Maybe. Criminal prosecution faces a very high bar: the officer must have intentionally violated the law. Civil cases aren't possible, I believe. So you'd have to do some kind of injunction, as has been done. Whether the Supreme Court will allow that is unclear. The record is mixed. There is a current injunction in Minnesota, but it's for treatment of protestors, not the normal actions of ICE. The Supreme Court made injunctions for that difficult when they allowed stops based on race. The proper way to deal with that is impeaching the Supreme Court members, but we're far from being able to do that.ICE and the rest of law enforcement can be taken to court if they abuse their power.
I agree that judges don't accompany police, but in the end prosecutions have to come before them, and they will assess due process. I'm pretty sure that's not the case with putting aliens (or mistakenly identified citizen) in detention or even deporting them. Even when hearings occur, they are before administrative officers who are hired by the DOJ.

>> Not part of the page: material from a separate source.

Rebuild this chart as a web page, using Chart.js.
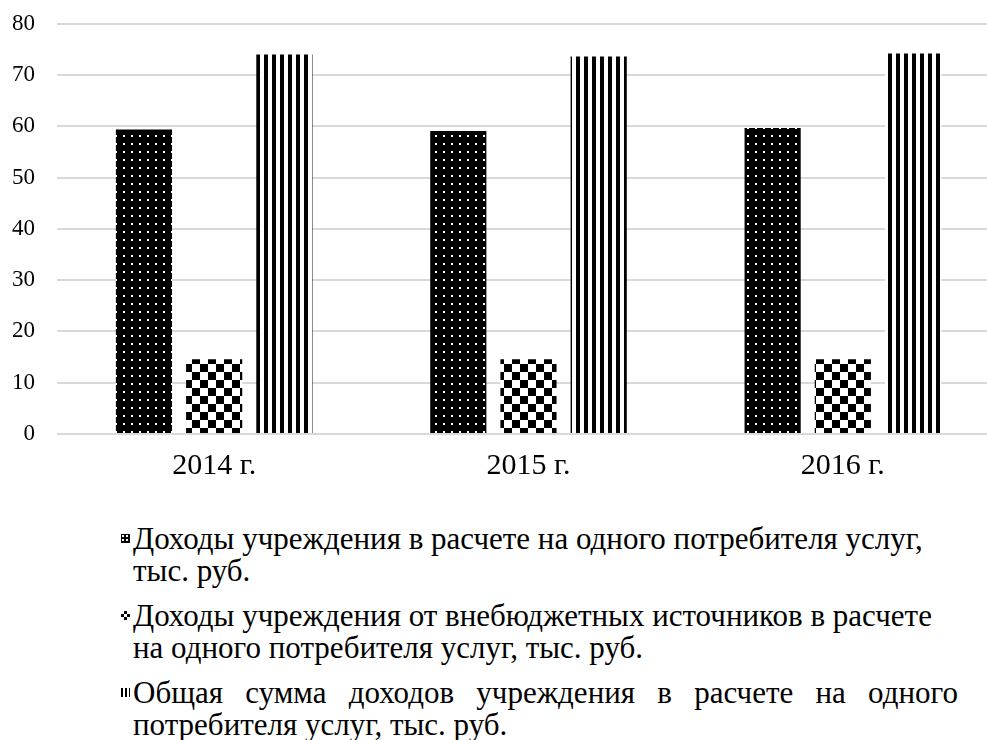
<!DOCTYPE html>
<html lang="ru">
<head>
<meta charset="utf-8">
<script src="https://cdn.jsdelivr.net/npm/chart.js@4"></script>
<style>
  html, body { margin: 0; padding: 0; background: #fff; overflow: hidden; }
  body { width: 987px; height: 740px; position: relative; }
  #wrap { position: absolute; left: 0; top: -12px; width: 1000px; height: 510px; }
  .legend { position: absolute; left: 0; top: 523px; width: 987px;
    font-family: "Liberation Serif", "Times New Roman", serif; font-size: 31px;
    line-height: 32px; color: #000; }
  .item { position: relative; padding-left: 133px; width: 825px; margin-bottom: 13px; }
  .item.just { text-align: justify; }
  .sw { position: absolute; left: 121px; top: 11px; width: 9px; height: 9px; }
</style>
</head>
<body>
<div id="wrap"><canvas id="grafico"></canvas></div>
<div class="legend" id="legenda"></div>

<script>
// ----- dados -----
const anos = ['2014 г.', '2015 г.', '2016 г.'];
const serieNomes = [
  'Доходы учреждения в расчете на одного потребителя услуг, тыс. руб.',
  'Доходы учреждения от внебюджетных источников в расчете на одного потребителя услуг, тыс. руб.',
  'Общая сумма доходов учреждения в расчете на одного потребителя услуг, тыс. руб.'
];
const dohodyNaPotrebitelya = [59.4, 59.1, 59.7];
const vnebyudzhetnye = [14.6, 14.6, 14.6];
const obshchayaSumma = [74.0, 73.6, 74.2];
const yTicks = [0, 10, 20, 30, 40, 50, 60, 70, 80];

// ----- padrões (hachuras) -----
function makePattern(size, draw) {
  const c = document.createElement('canvas');
  c.width = size; c.height = size;
  const g = c.getContext('2d');
  draw(g, size);
  return c;
}

const tileDots = makePattern(8, (g, s) => {
  g.fillStyle = '#000'; g.fillRect(0, 0, s, s);
  g.fillStyle = '#fff'; g.fillRect(3, 3, 2, 2);
});
const tileCheck = makePattern(16, (g, s) => {
  g.fillStyle = '#fff'; g.fillRect(0, 0, s, s);
  g.fillStyle = '#000'; g.fillRect(0, 0, 8, 8); g.fillRect(8, 8, 8, 8);
});
const tileStripes = makePattern(8, (g, s) => {
  g.fillStyle = '#fff'; g.fillRect(0, 0, s, s);
  g.fillStyle = '#000'; g.fillRect(0, 0, 4, s);
});

const ctxGrafico = document.getElementById('grafico').getContext('2d');
const pDots = ctxGrafico.createPattern(tileDots, 'repeat');
const pCheck = ctxGrafico.createPattern(tileCheck, 'repeat');
const pStripes = ctxGrafico.createPattern(tileStripes, 'repeat');

const fonte = '"Liberation Serif", "Times New Roman", serif';

new Chart(ctxGrafico, {
  type: 'bar',
  data: {
    labels: anos,
    datasets: [
      { label: serieNomes[0], data: dohodyNaPotrebitelya, backgroundColor: pDots, borderWidth: 0 },
      { label: serieNomes[1], data: vnebyudzhetnye, backgroundColor: pCheck, borderWidth: 0 },
      { label: serieNomes[2], data: obshchayaSumma, backgroundColor: pStripes, borderWidth: 0 }
    ]
  },
  options: {
    responsive: true,
    maintainAspectRatio: false,
    animation: false,
    layout: { padding: { top: 0, left: 0, right: 0, bottom: 0 } },
    datasets: { bar: { categoryPercentage: 0.67, barPercentage: 0.8 } },
    scales: {
      y: {
        min: 0, max: 80,
        afterBuildTicks: s => { s.ticks = yTicks.map(v => ({ value: v })); },
        afterFit: s => { s.width = 57; },
        border: { display: false },
        grid: { color: '#d9d9d9', lineWidth: 2, drawTicks: false },
        ticks: { color: '#000', padding: 22, font: { family: fonte, size: 23 } }
      },
      x: {
        border: { display: false },
        grid: { display: false, drawTicks: false },
        ticks: { color: '#000', padding: 14, font: { family: fonte, size: 30 } }
      }
    },
    plugins: {
      legend: { display: false },
      tooltip: { enabled: false }
    }
  }
});

// ----- legenda em HTML -----
const legenda = document.getElementById('legenda');
const swatches = [
  'background:#000; background-image: radial-gradient(#fff 1px, transparent 1.2px); background-size: 4px 4px;',
  'background: conic-gradient(#000 25%, #fff 0 50%, #000 0 75%, #fff 0); background-size: 6px 6px;',
  'background: repeating-linear-gradient(90deg, #000 0 2px, #fff 2px 4px);'
];
serieNomes.forEach((nome, i) => {
  const item = document.createElement('div');
  item.classList.add('item');
  if (i === 2) item.classList.add('just');
  item.innerHTML = `<span class="sw" style="${swatches[i]}"></span>${nome}`;
  legenda.appendChild(item);
});
</script>
</body>
</html>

As I understand it, in the past ICE went after criminal gangs after investigation, and after specific people who were ordered expelled by a court. A few times they did workplace raids where they had reason to believe there were lots of undocumented workers. However in the past those have followed investigation, they require warrants, and it's unclear whether adminitrative warrants are legal. The employees should also have filed I-9, so they could determine in advance who is a citizen (and not hassle any employees with proper I-9's filed).
Today they're going to places where they think aliens are and demanding identification. I think that constitutionality of that is dubious. It's virtually impossible to avoid racial profiling. As far as I know, there is no law that requires citizens to carry ID, and permits police to demand it from random people. I believe they are in fact going to areas where illegal aliens are trying to find jobs, so no doubt they find actual illegal aliens. But they also sweep up other people. and violate the right of any citizens they stop.
They are also deporting people who appear for hearings as part of a legitimate path to asylum or even citizenship, such as our church member.
This is not the fault of individual ICE agents, but they're the ones who are going to be confronting protesters.